**GIVEN PROBLEM**.
Give only the number of lines in the records below that contain the word "with".

**DATA EXTRACT**.

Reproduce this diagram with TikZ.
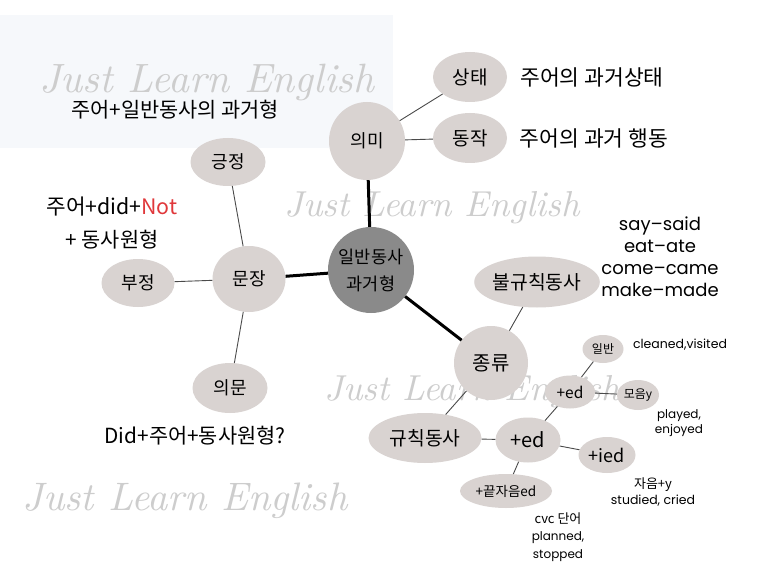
==
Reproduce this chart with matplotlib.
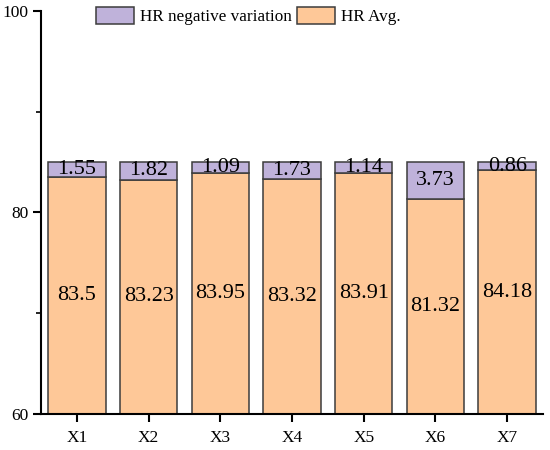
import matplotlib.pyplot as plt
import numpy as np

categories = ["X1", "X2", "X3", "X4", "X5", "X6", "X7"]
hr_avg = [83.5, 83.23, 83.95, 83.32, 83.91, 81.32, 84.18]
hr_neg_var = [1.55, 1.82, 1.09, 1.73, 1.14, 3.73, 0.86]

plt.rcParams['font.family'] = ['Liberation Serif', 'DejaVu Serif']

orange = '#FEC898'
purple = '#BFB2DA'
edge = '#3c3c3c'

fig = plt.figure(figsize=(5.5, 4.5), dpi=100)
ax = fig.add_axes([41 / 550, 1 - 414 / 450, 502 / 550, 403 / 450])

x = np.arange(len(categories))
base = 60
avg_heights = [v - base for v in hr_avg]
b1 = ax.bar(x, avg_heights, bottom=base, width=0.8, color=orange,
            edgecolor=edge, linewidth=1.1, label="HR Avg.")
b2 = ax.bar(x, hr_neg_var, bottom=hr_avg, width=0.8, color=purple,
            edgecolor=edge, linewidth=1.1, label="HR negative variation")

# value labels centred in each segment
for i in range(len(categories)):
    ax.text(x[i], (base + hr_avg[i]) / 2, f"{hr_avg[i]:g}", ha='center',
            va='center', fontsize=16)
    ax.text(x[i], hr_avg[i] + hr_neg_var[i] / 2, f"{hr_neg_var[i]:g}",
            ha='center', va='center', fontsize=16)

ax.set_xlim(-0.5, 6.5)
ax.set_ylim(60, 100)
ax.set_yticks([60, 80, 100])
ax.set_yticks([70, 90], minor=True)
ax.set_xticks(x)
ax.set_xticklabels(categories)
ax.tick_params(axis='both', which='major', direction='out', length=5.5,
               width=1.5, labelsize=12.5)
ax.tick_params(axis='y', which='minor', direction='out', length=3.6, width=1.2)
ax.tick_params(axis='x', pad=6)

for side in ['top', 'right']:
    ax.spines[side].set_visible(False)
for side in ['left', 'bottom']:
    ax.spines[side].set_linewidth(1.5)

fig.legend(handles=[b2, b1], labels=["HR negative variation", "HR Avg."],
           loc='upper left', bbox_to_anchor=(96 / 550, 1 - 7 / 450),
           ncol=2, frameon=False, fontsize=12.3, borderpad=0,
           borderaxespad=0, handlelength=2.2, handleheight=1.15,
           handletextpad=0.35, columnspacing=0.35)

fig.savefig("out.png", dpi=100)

**CORRECT OUTPUT**.
2